Main content area

Data mining for discovery of endophytic and epiphytic fungal diversity in short-read genomic data from deciduous trees

LaBonte, Nicholas R., Jacobs, James, Ebrahimi, Aziz, Lawson, Shaneka, Woeste, Keith
Fungal ecology 2018 v.35 pp. 1-9
Castanea, DNA, DNA barcoding, Juglans, Ulmus, bioinformatics, community structure, databases, endophytes, epiphytes, fungal communities, fungi, genome, genomics, high-throughput nucleotide sequencing, internal transcribed spacers, proteins, ribosomal RNA, symbionts, trees
High-throughput sequencing of DNA barcodes, such as the internal transcribed spacer (ITS) of the 16s rRNA sequence, has expanded the ability of researchers to investigate the endophytic fungal communities of living plants. With a large and growing database of complete fungal genomes, it may be possible to utilize portions of fungal symbiont genomes outside conventional marker sequences for community analysis of short-read data. We designed a bioinformatics pipeline to identify putative fungal coding sequences from 100 bp Illumina reads of DNA extracted from several angiosperm species (Castanea, Juglans, and Ulmus).
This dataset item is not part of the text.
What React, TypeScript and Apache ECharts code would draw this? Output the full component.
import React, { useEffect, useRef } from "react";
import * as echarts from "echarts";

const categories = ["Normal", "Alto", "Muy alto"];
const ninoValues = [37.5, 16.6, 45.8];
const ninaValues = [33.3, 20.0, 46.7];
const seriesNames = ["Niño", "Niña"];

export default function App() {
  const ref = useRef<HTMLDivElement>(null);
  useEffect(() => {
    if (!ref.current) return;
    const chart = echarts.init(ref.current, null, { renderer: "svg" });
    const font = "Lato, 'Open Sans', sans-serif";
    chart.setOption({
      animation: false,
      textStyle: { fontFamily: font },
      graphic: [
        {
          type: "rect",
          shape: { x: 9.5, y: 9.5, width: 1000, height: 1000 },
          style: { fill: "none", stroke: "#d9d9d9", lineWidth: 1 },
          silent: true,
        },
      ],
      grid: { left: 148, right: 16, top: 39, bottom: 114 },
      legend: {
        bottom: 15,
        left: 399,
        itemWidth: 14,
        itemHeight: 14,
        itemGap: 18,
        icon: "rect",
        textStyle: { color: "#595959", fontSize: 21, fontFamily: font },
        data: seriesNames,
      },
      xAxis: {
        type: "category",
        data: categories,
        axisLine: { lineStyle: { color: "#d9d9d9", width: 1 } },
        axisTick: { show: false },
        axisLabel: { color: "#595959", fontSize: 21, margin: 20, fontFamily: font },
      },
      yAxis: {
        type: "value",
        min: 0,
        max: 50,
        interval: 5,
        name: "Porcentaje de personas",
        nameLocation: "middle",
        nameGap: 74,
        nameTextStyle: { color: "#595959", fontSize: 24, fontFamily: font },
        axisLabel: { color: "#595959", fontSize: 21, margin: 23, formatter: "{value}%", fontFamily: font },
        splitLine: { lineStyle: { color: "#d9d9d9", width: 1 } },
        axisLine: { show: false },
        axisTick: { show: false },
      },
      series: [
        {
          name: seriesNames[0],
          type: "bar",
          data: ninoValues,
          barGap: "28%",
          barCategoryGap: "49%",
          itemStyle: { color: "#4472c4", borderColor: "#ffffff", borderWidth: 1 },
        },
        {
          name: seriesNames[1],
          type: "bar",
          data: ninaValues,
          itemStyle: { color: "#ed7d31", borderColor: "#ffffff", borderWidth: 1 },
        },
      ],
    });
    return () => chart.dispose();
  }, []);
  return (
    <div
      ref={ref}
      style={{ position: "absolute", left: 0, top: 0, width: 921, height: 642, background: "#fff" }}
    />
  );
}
Reads remaining after a two-step filtering process made up a small fraction of total reads (2–100 putative fungal reads per 10,000 plant reads) and were assigned to fungal genera and orders based on similarity to proteins from complete fungal genomes. Some of the taxa identified are known to be ubiquitous class 2 endophytes. We detected some differences in endophyte community composition based on ITS sequence data versus results from the short-read pipeline, particularly among Ulmus. ITS results in Juglans and Castanea, however, closely reflected results from the short-read pipeline, and both methods portrayed similar intergeneric differences in endophyte community composition.